**EXERCISE INSTRUCTIONS**
From the listing that follows, output everything exactly except the pictures.

**DATASET EXTRACT**
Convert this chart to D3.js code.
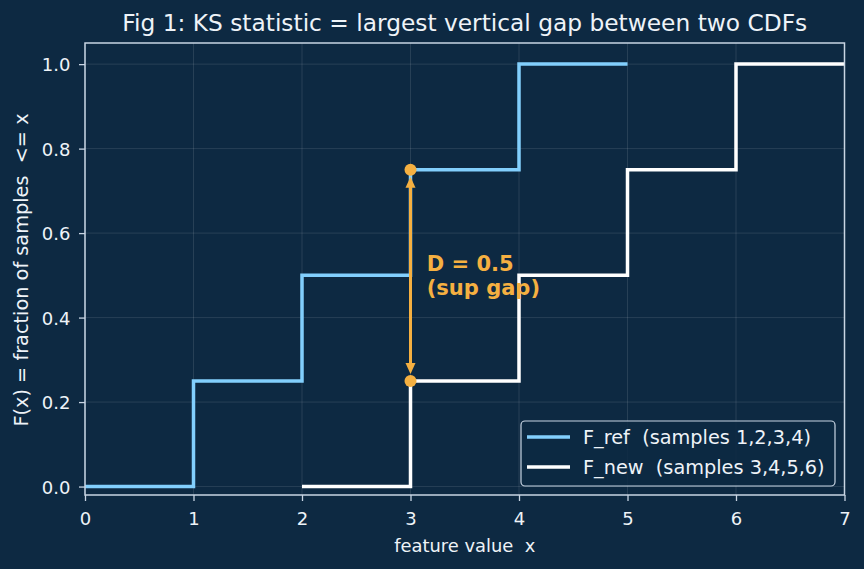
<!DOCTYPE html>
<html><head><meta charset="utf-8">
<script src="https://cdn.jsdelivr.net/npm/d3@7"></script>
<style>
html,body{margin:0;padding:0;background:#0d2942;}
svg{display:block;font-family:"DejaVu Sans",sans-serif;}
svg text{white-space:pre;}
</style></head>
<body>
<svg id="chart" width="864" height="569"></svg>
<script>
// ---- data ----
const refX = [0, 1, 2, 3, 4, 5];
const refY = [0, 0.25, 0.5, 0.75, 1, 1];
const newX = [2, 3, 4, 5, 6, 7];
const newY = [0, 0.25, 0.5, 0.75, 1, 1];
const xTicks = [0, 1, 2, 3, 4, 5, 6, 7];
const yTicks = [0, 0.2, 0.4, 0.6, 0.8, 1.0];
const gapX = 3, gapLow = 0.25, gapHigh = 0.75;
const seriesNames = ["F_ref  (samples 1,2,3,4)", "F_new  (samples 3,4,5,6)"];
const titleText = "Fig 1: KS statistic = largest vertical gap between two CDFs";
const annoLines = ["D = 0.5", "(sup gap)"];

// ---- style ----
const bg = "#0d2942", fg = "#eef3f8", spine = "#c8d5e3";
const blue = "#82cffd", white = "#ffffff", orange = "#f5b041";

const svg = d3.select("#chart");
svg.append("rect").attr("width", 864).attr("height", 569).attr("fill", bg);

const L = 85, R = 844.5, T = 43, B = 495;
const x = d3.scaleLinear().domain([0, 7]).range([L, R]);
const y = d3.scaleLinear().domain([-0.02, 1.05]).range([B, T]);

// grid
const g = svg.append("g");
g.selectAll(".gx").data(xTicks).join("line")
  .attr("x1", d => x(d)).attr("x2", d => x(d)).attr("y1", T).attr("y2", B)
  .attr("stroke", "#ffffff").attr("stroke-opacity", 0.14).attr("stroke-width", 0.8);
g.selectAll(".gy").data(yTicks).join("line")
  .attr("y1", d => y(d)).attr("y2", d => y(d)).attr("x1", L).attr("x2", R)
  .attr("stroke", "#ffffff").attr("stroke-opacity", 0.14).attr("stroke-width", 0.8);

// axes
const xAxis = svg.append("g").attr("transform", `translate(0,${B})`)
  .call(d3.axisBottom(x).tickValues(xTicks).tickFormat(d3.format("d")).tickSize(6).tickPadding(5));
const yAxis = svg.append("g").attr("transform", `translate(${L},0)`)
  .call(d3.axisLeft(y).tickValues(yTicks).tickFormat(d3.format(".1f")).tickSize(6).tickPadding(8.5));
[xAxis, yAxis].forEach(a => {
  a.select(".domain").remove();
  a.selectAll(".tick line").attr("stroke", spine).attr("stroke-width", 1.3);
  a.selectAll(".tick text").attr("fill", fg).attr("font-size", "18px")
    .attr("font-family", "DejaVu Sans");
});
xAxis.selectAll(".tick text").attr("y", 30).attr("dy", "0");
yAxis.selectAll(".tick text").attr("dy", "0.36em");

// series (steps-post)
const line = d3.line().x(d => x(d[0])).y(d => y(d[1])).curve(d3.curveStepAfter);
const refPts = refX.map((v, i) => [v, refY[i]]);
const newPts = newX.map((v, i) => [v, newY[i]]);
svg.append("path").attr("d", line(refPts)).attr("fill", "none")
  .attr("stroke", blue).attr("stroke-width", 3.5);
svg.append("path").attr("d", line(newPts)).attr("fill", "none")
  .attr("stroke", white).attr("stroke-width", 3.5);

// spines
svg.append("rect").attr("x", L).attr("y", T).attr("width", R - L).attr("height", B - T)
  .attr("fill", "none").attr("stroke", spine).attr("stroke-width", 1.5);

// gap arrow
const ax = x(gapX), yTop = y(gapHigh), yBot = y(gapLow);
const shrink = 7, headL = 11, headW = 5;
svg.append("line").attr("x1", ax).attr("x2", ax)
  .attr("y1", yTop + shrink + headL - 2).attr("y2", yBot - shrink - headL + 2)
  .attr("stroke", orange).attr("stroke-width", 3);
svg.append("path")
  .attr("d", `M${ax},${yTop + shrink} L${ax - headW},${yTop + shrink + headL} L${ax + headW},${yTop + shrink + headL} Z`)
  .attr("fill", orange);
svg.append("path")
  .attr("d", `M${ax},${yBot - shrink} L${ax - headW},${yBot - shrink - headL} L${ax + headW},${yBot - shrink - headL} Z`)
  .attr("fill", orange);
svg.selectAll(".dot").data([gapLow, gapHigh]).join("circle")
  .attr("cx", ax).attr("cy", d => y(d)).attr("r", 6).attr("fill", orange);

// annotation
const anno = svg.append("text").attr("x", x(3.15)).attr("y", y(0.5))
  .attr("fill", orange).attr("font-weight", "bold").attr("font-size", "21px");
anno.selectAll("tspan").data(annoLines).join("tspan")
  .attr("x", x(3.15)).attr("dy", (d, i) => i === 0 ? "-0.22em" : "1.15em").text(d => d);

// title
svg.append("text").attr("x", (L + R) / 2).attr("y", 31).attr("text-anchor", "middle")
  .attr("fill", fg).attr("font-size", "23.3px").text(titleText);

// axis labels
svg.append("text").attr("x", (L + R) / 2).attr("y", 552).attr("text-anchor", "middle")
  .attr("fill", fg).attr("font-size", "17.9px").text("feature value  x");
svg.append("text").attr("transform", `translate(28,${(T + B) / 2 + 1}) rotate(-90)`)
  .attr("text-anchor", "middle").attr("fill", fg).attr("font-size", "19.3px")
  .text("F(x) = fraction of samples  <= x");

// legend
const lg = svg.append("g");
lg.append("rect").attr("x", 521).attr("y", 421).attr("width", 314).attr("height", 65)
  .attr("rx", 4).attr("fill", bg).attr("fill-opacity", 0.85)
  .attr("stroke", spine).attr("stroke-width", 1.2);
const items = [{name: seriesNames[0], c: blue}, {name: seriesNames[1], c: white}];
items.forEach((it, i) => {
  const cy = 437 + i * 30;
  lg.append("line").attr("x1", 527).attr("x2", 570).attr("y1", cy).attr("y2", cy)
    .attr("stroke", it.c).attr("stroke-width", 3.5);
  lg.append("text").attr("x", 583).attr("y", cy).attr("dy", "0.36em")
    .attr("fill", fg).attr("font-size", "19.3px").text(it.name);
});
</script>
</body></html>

**WRITTEN ANSWER**
Convert this chart to D3.js code.
<!DOCTYPE html>
<html><head><meta charset="utf-8">
<script src="https://cdn.jsdelivr.net/npm/d3@7"></script>
<style>
html,body{margin:0;padding:0;background:#0d2942;}
svg{display:block;font-family:"DejaVu Sans",sans-serif;}
svg text{white-space:pre;}
</style></head>
<body>
<svg id="chart" width="864" height="569"></svg>
<script>
// ---- data ----
const refX = [0, 1, 2, 3, 4, 5];
const refY = [0, 0.25, 0.5, 0.75, 1, 1];
const newX = [2, 3, 4, 5, 6, 7];
const newY = [0, 0.25, 0.5, 0.75, 1, 1];
const xTicks = [0, 1, 2, 3, 4, 5, 6, 7];
const yTicks = [0, 0.2, 0.4, 0.6, 0.8, 1.0];
const gapX = 3, gapLow = 0.25, gapHigh = 0.75;
const seriesNames = ["F_ref  (samples 1,2,3,4)", "F_new  (samples 3,4,5,6)"];
const titleText = "Fig 1: KS statistic = largest vertical gap between two CDFs";
const annoLines = ["D = 0.5", "(sup gap)"];

// ---- style ----
const bg = "#0d2942", fg = "#eef3f8", spine = "#c8d5e3";
const blue = "#82cffd", white = "#ffffff", orange = "#f5b041";

const svg = d3.select("#chart");
svg.append("rect").attr("width", 864).attr("height", 569).attr("fill", bg);

const L = 85, R = 844.5, T = 43, B = 495;
const x = d3.scaleLinear().domain([0, 7]).range([L, R]);
const y = d3.scaleLinear().domain([-0.02, 1.05]).range([B, T]);

// grid
const g = svg.append("g");
g.selectAll(".gx").data(xTicks).join("line")
  .attr("x1", d => x(d)).attr("x2", d => x(d)).attr("y1", T).attr("y2", B)
  .attr("stroke", "#ffffff").attr("stroke-opacity", 0.14).attr("stroke-width", 0.8);
g.selectAll(".gy").data(yTicks).join("line")
  .attr("y1", d => y(d)).attr("y2", d => y(d)).attr("x1", L).attr("x2", R)
  .attr("stroke", "#ffffff").attr("stroke-opacity", 0.14).attr("stroke-width", 0.8);

// axes
const xAxis = svg.append("g").attr("transform", `translate(0,${B})`)
  .call(d3.axisBottom(x).tickValues(xTicks).tickFormat(d3.format("d")).tickSize(6).tickPadding(5));
const yAxis = svg.append("g").attr("transform", `translate(${L},0)`)
  .call(d3.axisLeft(y).tickValues(yTicks).tickFormat(d3.format(".1f")).tickSize(6).tickPadding(8.5));
[xAxis, yAxis].forEach(a => {
  a.select(".domain").remove();
  a.selectAll(".tick line").attr("stroke", spine).attr("stroke-width", 1.3);
  a.selectAll(".tick text").attr("fill", fg).attr("font-size", "18px")
    .attr("font-family", "DejaVu Sans");
});
xAxis.selectAll(".tick text").attr("y", 30).attr("dy", "0");
yAxis.selectAll(".tick text").attr("dy", "0.36em");

// series (steps-post)
const line = d3.line().x(d => x(d[0])).y(d => y(d[1])).curve(d3.curveStepAfter);
const refPts = refX.map((v, i) => [v, refY[i]]);
const newPts = newX.map((v, i) => [v, newY[i]]);
svg.append("path").attr("d", line(refPts)).attr("fill", "none")
  .attr("stroke", blue).attr("stroke-width", 3.5);
svg.append("path").attr("d", line(newPts)).attr("fill", "none")
  .attr("stroke", white).attr("stroke-width", 3.5);

// spines
svg.append("rect").attr("x", L).attr("y", T).attr("width", R - L).attr("height", B - T)
  .attr("fill", "none").attr("stroke", spine).attr("stroke-width", 1.5);

// gap arrow
const ax = x(gapX), yTop = y(gapHigh), yBot = y(gapLow);
const shrink = 7, headL = 11, headW = 5;
svg.append("line").attr("x1", ax).attr("x2", ax)
  .attr("y1", yTop + shrink + headL - 2).attr("y2", yBot - shrink - headL + 2)
  .attr("stroke", orange).attr("stroke-width", 3);
svg.append("path")
  .attr("d", `M${ax},${yTop + shrink} L${ax - headW},${yTop + shrink + headL} L${ax + headW},${yTop + shrink + headL} Z`)
  .attr("fill", orange);
svg.append("path")
  .attr("d", `M${ax},${yBot - shrink} L${ax - headW},${yBot - shrink - headL} L${ax + headW},${yBot - shrink - headL} Z`)
  .attr("fill", orange);
svg.selectAll(".dot").data([gapLow, gapHigh]).join("circle")
  .attr("cx", ax).attr("cy", d => y(d)).attr("r", 6).attr("fill", orange);

// annotation
const anno = svg.append("text").attr("x", x(3.15)).attr("y", y(0.5))
  .attr("fill", orange).attr("font-weight", "bold").attr("font-size", "21px");
anno.selectAll("tspan").data(annoLines).join("tspan")
  .attr("x", x(3.15)).attr("dy", (d, i) => i === 0 ? "-0.22em" : "1.15em").text(d => d);

// title
svg.append("text").attr("x", (L + R) / 2).attr("y", 31).attr("text-anchor", "middle")
  .attr("fill", fg).attr("font-size", "23.3px").text(titleText);

// axis labels
svg.append("text").attr("x", (L + R) / 2).attr("y", 552).attr("text-anchor", "middle")
  .attr("fill", fg).attr("font-size", "17.9px").text("feature value  x");
svg.append("text").attr("transform", `translate(28,${(T + B) / 2 + 1}) rotate(-90)`)
  .attr("text-anchor", "middle").attr("fill", fg).attr("font-size", "19.3px")
  .text("F(x) = fraction of samples  <= x");

// legend
const lg = svg.append("g");
lg.append("rect").attr("x", 521).attr("y", 421).attr("width", 314).attr("height", 65)
  .attr("rx", 4).attr("fill", bg).attr("fill-opacity", 0.85)
  .attr("stroke", spine).attr("stroke-width", 1.2);
const items = [{name: seriesNames[0], c: blue}, {name: seriesNames[1], c: white}];
items.forEach((it, i) => {
  const cy = 437 + i * 30;
  lg.append("line").attr("x1", 527).attr("x2", 570).attr("y1", cy).attr("y2", cy)
    .attr("stroke", it.c).attr("stroke-width", 3.5);
  lg.append("text").attr("x", 583).attr("y", cy).attr("dy", "0.36em")
    .attr("fill", fg).attr("font-size", "19.3px").text(it.name);
});
</script>
</body></html>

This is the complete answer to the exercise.